After the last frame is finished, a magic sequence is transmitted, that presumably causes the stub to run, which is acknowledged with 040E040262FC00. After ~100ms delay the MCU sends another 70 bytes, presumably containing some information about it, like version number and address ranges.

Side note: at this point is seems that every response from the MCU ends with FC00.

Baud Rate Change

After receiving the last response from the MCU, the flashing tool sends the UpdateBaud command. The baudrate 921600 (0xe1000) can be seen as a 32 bit value with the LSB send first.

After that the tool sends three further bytes. The response starts with the same three bytes as the request, then five 00 bytes and two more. Suspecting that the two bytes at the end are a CRC, I processed the byte strings with reveng.

$ ./reveng -w 16 -s 87101000100E00FF7F94 87101000000000005AD7
./reveng: warning: you have only given 2 samples
./reveng: warning: to reduce false positives, give 4 or more samples
width=16  poly=0x8005  init=0x0000  refin=true  refout=true  xorout=0x0000  check=0xbb3d  residue=0x0000  name="CRC-16/ARC"

Although printing a warning about the number of samples being too low, it still gives us a result, that even has the name CRC-16/ARC and when plugging the byte strings into crccalc.com, the result is 0.

Flash Read

~400ms after the MCU acknowledges the baud rate change, the flasher tool begins to transmit again, now with the new baud rate.

After that no more signals were transmitted.

Clicking the ReadAll button in the flashing tool, I seems that reads are transmitted in 1kiB big segments.

A quick search for RTL8762CK on the usermanualwiki yields some results, such as the SDK User Guide outlining general firmware development steps as well as showcasing some programming software, the Memory User Guide showing the memory map, OTA User Manual describing an update mechanism over BLE, as well as the Flash User Guide and Peripheral Manual documenting some hardware function interfaces of the SDK.

Looking for the IC marking RTL8762 on GitHub one finds a repository containing an RTL_Tools directory with zip files.

Following the wine wiki I redirected /dev/ttyUSB0 to COM0 with wine regedit.

Running wine Bee2MPTool_kits_v1.0.4.0/Bee2MPTool/MPTool.exe for the first time crates a Log directory and MPToolSetting.ini file. The title screen let's one choose between IC types and languages

After that one isn't greeted with many options. Clicking the unlock button let's one set a password which later can be used to unlock again, and is stored as plaintext in the ini file.

It's only after running wine Bee2MPTool_kits_v1.0.4.0/Registry\ Set/RegistrySet.exe That the Type menu of the window becomes available.
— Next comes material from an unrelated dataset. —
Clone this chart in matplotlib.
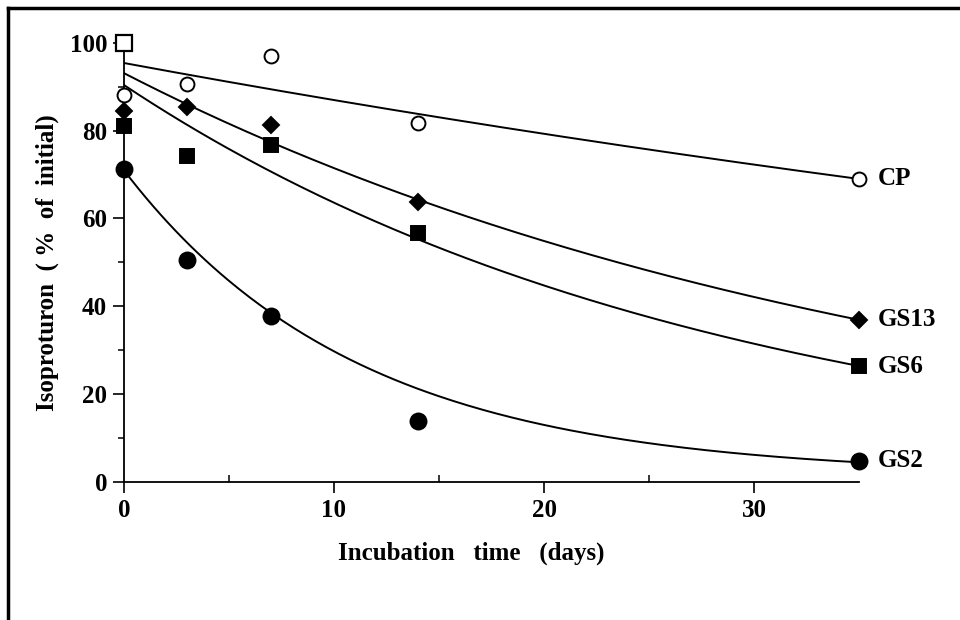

The RegistrySet.exe simply adds the key RTKMPToolKey to the HKEY_CURRENT_USER in the registry.

Switching from Type>MP to Type>Debug switches the window content to an interface the appears to be used for reading and writing sections of the flash.

The MCU on the watch is marked RTL8762CK.

One seller listed the "G-sensor" as STK8321, which is a "Digital Output 3-axis MEMS Accelerometer" featuring I²C and some interrupt pins.

I also suspect the heart rate sensor and touch screen to be I²C devices.

The LCD is marked, but a search on the internet doesn't yield anything of relevance. The watch is advertised to have an 1.3 inch240x240 IPS LCD. It's connected via 18 Pins and a quick analysis with the scope showed bursts of 5MHz square waves packages on one signal, indicating either SPI or parallel bus. Maybe it's a ST7789 controller.